Streets of Norwich – Stracey Road
Part of my Streets of Norwich project….
This is Stracey Road, located off of Thorpe Road and connecting to Lower Clarence Road.
There’s not really much change to the layout of this area over the last 125 years, with the church behind the properties off Stracey Road still there.
This building at the end of the road and in the photo above is Marlborough House, which was turned from a private residence into a guest house in 1969. It was also though a dwelling house in the past, as is in March 1909 a William Coxall broke into the property and stole an overcoat, gloves and half a cake. No point going hungry if you plan to go burgling I suppose…..
These were quite decent houses at the beginning of the twentieth century (I’m sure they are now as well) and there’s a reminder of this as many of them employed servants and maids.
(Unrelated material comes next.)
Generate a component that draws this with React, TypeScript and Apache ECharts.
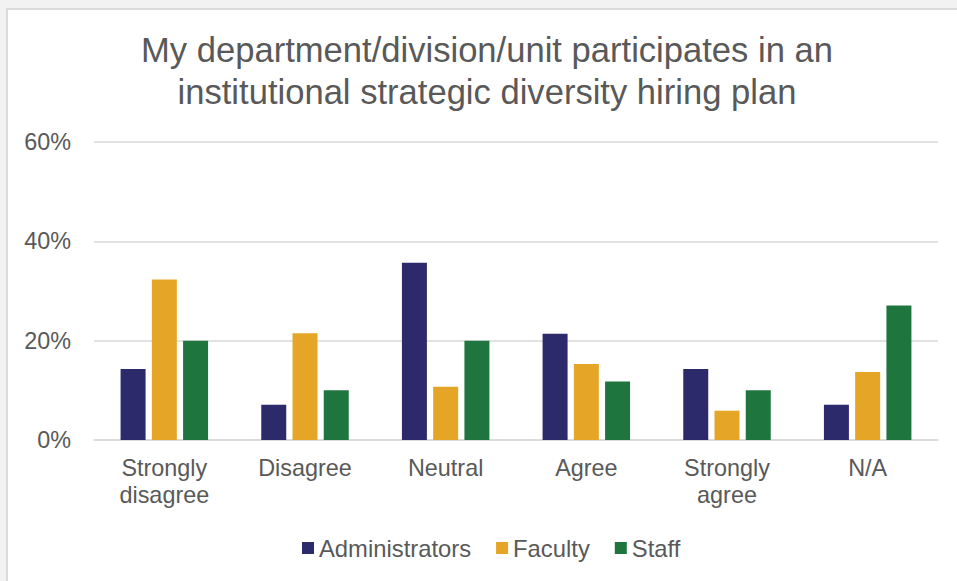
import React, { useEffect, useRef } from "react";
import * as echarts from "echarts";

const categories = ["Strongly\ndisagree", "Disagree", "Neutral", "Agree", "Strongly\nagree", "N/A"];
const seriesNames = ["Administrators", "Faculty", "Staff"];
const administrators = [14.3, 7.1, 35.7, 21.4, 14.3, 7.1];
const faculty = [32.3, 21.5, 10.7, 15.3, 5.9, 13.7];
const staff = [20.0, 10.0, 20.0, 11.8, 10.0, 27.1];
const yTicks = { min: 0, max: 60, interval: 20 };
const colors = ["#2d2a6b", "#e5a526", "#1e763e"];

const FONT = "'Liberation Sans', Arial, sans-serif";
const TEXT = "#595959";

export default function App() {
  const ref = useRef<HTMLDivElement>(null);
  useEffect(() => {
    if (!ref.current) return;
    const chart = echarts.init(ref.current, undefined, { renderer: "svg" });
    const data = [administrators, faculty, staff];
    chart.setOption({
      animation: false,
      backgroundColor: "transparent",
      textStyle: { fontFamily: FONT },
      title: {
        text: "My department/division/unit participates in an\ninstitutional strategic diversity hiring plan",
        left: 487,
        top: 29,
        padding: 0,
        textAlign: "center",
        textStyle: { fontFamily: FONT, fontSize: 34.6, fontWeight: "normal", color: TEXT, lineHeight: 42 },
      },
      legend: {
        left: 302,
        top: 536,
        padding: 0,
        itemWidth: 12,
        itemHeight: 12,
        itemGap: 25,
        icon: "rect",
        data: seriesNames,
        textStyle: { fontFamily: FONT, fontSize: 23.8, color: TEXT, padding: [0, 0, 0, 0] },
      },
      grid: { left: 94, right: 19, top: 142, bottom: 141, containLabel: false },
      xAxis: {
        type: "category",
        data: categories,
        axisTick: { show: false },
        axisLine: { lineStyle: { color: "#d9d9d9", width: 1.5 } },
        axisLabel: { fontFamily: FONT, fontSize: 23.4, color: TEXT, lineHeight: 27, margin: 14, interval: 0 },
      },
      yAxis: {
        type: "value",
        min: yTicks.min,
        max: yTicks.max,
        interval: yTicks.interval,
        axisLine: { show: false },
        axisTick: { show: false },
        splitLine: { lineStyle: { color: "#d9d9d9", width: 1.5 } },
        axisLabel: { fontFamily: FONT, fontSize: 23.4, color: TEXT, margin: 23, formatter: "{value}%" },
      },
      series: seriesNames.map((name, i) => ({
        name,
        type: "bar",
        data: data[i],
        barWidth: 25,
        barGap: "25%",
        itemStyle: { color: colors[i] },
      })),
    });
    return () => chart.dispose();
  }, []);

  return (
    <div style={{ position: "fixed", left: 0, top: 0, width: 957, height: 581, background: "#f2f2f2", overflow: "hidden" }}>
      <div
        style={{
          position: "absolute",
          left: 6,
          top: 8,
          width: 1000,
          height: 700,
          background: "#ffffff",
          border: "2px solid #dadada",
          boxSizing: "border-box",
        }}
      />
      <div ref={ref} style={{ position: "absolute", left: 0, top: 0, width: 957, height: 581 }} />
    </div>
  );
}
The residence at number 10 was looking for a “mother’s help” in December 1902 and they promised that the accommodation for the applicant wouldn’t be in the cellar or attic.
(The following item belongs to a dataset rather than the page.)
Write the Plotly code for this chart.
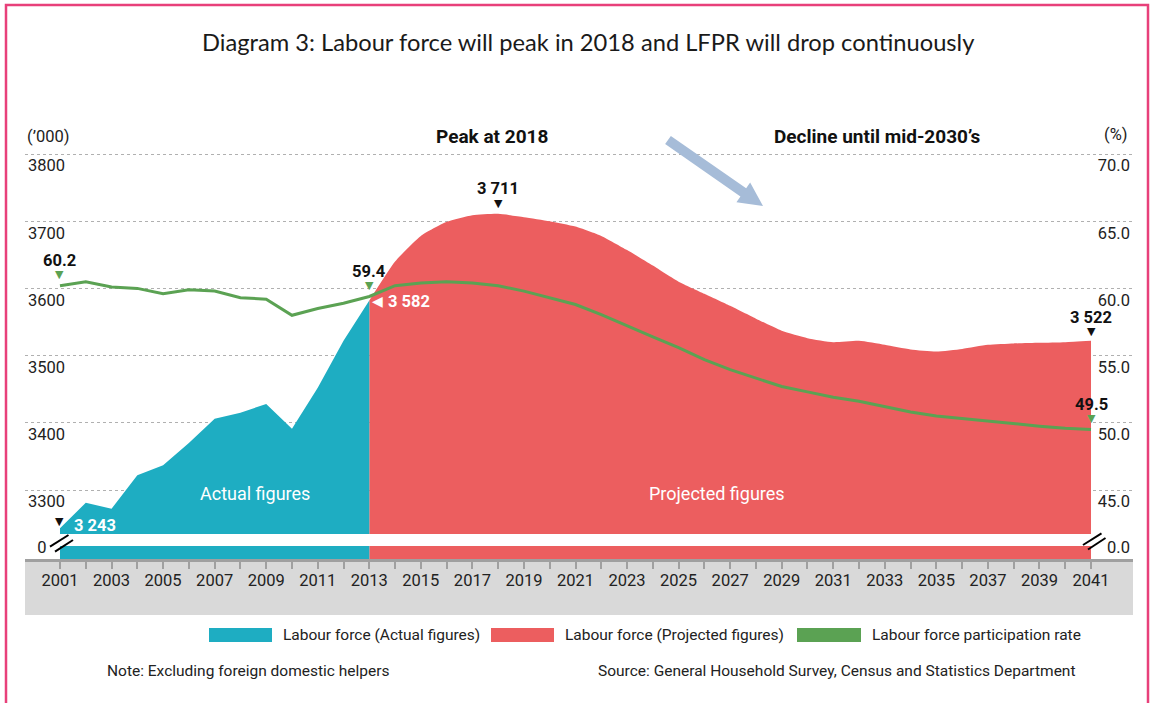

I had better not upload every single one of the 1939 registers as part of this project, as that might be seen as too much of an infringement of copyright. But, in 1939, there was an inspector of taxes, a surgeon, a children’s nurse, a retired LNER inspector, a railway clerk, a warehouse goods clerk and an inspector for the LNER who all lived on the street.
On the issue of the street name, I don’t know why it took the name Stracey Road, although the Stracey baronetcy is a local title and the family were important figures in Norwich during the nineteenth century.